Much needed Karachi circular railway project

Karachi is the world’s third most populous city, according to Wikipedia and, by all means, one of the world’s ten mega cities. Simultaneously, it is the only city of this size that doesn’t have a mass transit transport system now when surprisingly, it did have one in the past i.e. Karachi Circular Railway (KCR).

It is almost jokingly ironic that this city had circular railways, well-functioning trams and proper buses decades back whereas now it craves for a proper mass transport system.

It is not difficult to realise that the needless traffic jams that have become this city’s identification mark are a waste of resources and mental and emotional energy. A car with a seating capacity of four individuals is generally occupied by a single pitiful dweller. Every individual nowadays is compelled to have a four seater car of their own. It is not difficult to see the economic inefficiency lurking and looming out of this gloomy picture. Apart from this, the traffic jams are a source of emotional misery. They are energy vampires.

A mass transit transport system in this case should be one of topmost priorities for this city and reviving KCR is the need of the hour. The inhabitants of the city were very happy when the project was included and enlisted in the projects associated with the China-Pakistan Economic Corridor (CPEC). However, recent reports in the media have hinted that the project is facing numerous hurdles on its way. So let’s once again reiterate the benefits that this project can bring in.

The benefits

Keeping in view the magnanimous size of every day travelers in Karachi, it can be easily imagined that this project will save millions of tons of gasoline. Hence this project must be considered as a supply side policy intervention to correct the current account deficit in the long term. If Karachi possesses 10% of the country’s population, it is safe and prudent to assume that the city consumes at least 10% of the country’s gasoline. Hence if this is the case, it can be proposed that this project could be a precious source of saving import dollars which will ease out the dollar deficit.

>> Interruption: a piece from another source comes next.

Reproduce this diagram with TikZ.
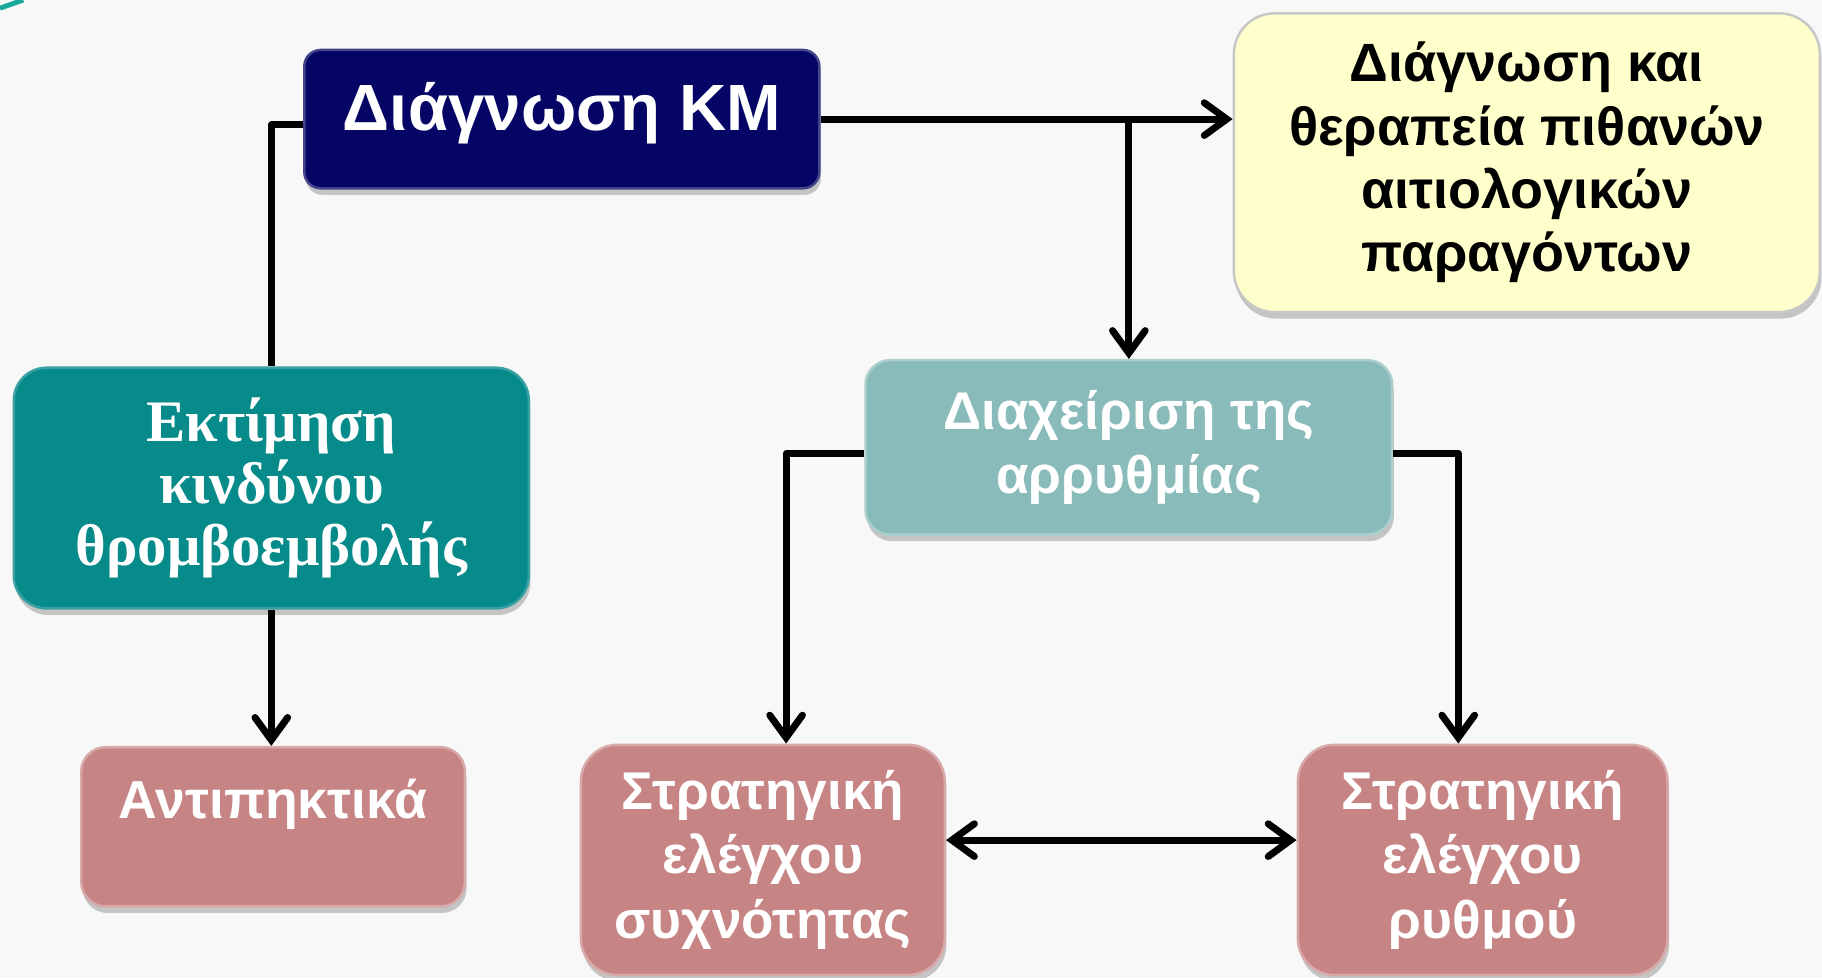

Furthermore, if 10% of the country’s population lives here and the city is also the economic hub, it is again not very difficult to imagine that the man hours saved through an efficient mass transit system could give a noticeable boost to the country’s GDP. Thus, such projects can play a vital and critical role in greasing the wheels of sustainable economic growth in the country.

Another ballooning problem that the city is facing is the improper construction of portions and incorrect housing arrangements in the city. People are compelled to stay in old neighborhoods i.e. Nazimabad and Liaquatabad. This is because if they settle in far flung settlements, it will be extremely draining for them to reach their places of work while the population in these areas is growing exponentially. Since the city is devoid of a proper transport system that may carry the mass exodus from new settlements, people are building and purchasing portions of small houses in these old neighborhoods.

Karachi Circular Railway and its possible extensions can provide a solution to the above problem as well.

Apart from the above two critical advantages, there are numerous other benefits that such projects can bring in. Such projects reduce pollution and increase the efficiency of human resource as they keep them energized and emotionally charged.

In this regard the policymakers do not have to re-invent the wheel. They just need to put in place a system that was functional decades back. Unlike the green line bus service and other such projects which also have many positives, this project will cover almost all populous neighborhoods of the city. People of Lyari, Nazimabad, Liaqutabad, Gulshan, Gulistan-e-Jauhar, Shah Faisal Colony and adjoining areas of Shahrah-e-Faisal will be the ultimate beneficiaries.

Although railway is generally operated as a natural monopoly and it is generally thought to be feasible when run by the government, important lessons can be learnt from the privately run intra-city railways of Japan which have done a wonderful job for so many decades. The private sector can also help in reducing the misery of the people of the city by replicating the Japanese model.

To conclude, it must be reiterated that projects like KCR have so many positive externalities and immense benefits. Certainly there are challenges but a cost and benefit analysis helps us in understanding the fact that this project must be given a priority.